◆ Collected material
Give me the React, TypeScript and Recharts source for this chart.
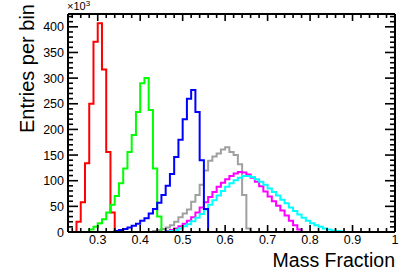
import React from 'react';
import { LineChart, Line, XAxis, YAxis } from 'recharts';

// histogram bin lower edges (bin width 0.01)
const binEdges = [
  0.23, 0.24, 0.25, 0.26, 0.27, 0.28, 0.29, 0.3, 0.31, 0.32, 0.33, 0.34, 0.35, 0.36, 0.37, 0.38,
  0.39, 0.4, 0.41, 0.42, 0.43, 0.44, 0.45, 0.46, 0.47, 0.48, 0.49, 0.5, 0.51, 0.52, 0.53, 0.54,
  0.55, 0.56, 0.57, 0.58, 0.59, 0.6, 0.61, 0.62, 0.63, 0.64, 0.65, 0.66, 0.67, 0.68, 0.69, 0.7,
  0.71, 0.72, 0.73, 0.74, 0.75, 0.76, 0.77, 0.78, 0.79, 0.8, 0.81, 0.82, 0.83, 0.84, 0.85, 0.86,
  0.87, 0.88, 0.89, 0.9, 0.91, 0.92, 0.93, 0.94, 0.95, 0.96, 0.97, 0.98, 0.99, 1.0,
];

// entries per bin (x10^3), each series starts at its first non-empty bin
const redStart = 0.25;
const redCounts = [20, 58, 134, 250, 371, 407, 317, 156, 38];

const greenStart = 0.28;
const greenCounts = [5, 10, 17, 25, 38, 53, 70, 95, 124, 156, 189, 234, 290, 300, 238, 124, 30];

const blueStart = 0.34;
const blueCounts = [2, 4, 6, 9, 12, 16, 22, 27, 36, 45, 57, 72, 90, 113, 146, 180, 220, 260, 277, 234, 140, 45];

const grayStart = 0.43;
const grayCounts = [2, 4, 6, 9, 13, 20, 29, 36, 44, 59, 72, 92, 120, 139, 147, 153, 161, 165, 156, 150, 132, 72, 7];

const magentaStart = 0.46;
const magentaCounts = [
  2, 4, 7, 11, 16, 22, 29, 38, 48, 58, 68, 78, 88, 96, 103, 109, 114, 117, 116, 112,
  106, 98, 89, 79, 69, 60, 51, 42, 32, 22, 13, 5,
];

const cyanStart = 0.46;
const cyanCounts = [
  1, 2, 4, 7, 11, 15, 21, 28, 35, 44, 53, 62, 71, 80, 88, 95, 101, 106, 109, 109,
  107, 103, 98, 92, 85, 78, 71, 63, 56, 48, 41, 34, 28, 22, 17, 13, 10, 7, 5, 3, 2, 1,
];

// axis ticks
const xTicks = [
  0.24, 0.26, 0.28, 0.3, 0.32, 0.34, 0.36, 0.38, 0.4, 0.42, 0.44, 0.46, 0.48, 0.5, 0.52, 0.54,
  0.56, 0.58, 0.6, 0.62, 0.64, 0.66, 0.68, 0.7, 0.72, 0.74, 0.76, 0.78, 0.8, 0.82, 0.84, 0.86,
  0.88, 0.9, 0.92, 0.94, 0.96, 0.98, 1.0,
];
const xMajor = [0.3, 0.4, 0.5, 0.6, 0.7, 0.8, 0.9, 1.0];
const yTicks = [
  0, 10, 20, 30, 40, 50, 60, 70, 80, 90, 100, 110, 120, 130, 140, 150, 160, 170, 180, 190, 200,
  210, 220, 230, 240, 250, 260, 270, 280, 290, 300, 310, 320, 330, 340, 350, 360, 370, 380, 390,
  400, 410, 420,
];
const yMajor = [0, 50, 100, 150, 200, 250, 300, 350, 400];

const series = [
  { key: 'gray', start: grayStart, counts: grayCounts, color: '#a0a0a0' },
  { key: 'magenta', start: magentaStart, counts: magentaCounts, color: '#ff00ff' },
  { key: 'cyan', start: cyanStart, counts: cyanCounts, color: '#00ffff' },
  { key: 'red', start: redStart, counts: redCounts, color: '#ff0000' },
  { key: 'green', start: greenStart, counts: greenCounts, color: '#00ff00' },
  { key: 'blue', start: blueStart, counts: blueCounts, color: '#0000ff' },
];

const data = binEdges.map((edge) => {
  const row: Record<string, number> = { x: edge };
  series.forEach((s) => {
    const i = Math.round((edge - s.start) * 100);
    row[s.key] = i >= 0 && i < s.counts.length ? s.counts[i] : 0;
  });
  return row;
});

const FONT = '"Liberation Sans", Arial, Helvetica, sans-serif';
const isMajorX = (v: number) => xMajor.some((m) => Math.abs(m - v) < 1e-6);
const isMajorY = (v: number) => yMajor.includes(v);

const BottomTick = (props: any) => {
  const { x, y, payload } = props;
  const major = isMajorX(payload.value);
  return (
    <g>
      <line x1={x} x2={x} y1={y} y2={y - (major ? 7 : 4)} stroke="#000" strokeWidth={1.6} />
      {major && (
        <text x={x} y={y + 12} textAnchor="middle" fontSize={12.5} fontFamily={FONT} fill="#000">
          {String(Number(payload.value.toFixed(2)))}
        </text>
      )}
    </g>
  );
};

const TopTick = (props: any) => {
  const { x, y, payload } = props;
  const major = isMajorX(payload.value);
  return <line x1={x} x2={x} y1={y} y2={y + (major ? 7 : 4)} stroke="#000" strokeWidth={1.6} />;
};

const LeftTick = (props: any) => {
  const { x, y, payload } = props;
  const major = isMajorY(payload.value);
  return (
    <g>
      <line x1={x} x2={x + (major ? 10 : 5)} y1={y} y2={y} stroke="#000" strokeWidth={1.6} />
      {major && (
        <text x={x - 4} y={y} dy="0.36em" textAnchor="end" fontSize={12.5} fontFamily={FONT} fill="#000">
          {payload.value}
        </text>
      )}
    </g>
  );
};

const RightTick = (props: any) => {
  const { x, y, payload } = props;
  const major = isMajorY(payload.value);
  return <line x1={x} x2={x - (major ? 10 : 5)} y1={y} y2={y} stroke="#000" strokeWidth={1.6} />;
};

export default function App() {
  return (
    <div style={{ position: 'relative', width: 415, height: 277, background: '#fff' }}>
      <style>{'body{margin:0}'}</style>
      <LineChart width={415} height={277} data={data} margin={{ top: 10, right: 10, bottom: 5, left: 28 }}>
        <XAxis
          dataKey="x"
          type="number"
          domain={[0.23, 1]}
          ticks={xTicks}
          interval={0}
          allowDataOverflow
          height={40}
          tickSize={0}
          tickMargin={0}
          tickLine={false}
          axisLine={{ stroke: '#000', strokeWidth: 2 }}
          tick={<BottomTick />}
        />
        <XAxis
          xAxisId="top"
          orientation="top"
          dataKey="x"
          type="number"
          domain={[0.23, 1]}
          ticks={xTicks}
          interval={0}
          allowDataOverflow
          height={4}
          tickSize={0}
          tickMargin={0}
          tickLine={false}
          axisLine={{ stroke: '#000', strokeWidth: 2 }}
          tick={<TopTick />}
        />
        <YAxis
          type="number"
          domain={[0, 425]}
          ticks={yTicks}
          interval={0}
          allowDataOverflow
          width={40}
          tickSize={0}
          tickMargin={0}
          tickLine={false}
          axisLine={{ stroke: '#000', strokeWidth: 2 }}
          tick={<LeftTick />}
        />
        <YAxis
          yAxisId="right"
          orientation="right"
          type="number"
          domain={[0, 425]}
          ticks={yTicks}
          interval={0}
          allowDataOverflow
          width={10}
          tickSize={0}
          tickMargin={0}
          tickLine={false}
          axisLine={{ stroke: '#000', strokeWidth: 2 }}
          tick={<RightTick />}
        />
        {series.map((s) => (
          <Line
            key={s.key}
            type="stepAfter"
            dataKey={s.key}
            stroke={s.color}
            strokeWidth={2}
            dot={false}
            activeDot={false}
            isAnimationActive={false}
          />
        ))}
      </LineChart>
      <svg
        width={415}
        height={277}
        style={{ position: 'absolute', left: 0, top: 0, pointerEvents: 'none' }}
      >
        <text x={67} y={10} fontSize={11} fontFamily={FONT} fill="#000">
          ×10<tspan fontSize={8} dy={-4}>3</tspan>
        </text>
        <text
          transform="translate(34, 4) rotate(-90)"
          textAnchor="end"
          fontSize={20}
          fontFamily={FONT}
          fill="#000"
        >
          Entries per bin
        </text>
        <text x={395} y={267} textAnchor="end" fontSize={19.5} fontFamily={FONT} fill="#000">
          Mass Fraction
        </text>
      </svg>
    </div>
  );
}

◆ Written exercise
Exactly restate the lines from the beginning of the data through the line with "Line, XAxis, YAxis", and no others, keeping pictures out.

◆ Correct answer
Give me the React, TypeScript and Recharts source for this chart.
import React from 'react';
import { LineChart, Line, XAxis, YAxis } from 'recharts';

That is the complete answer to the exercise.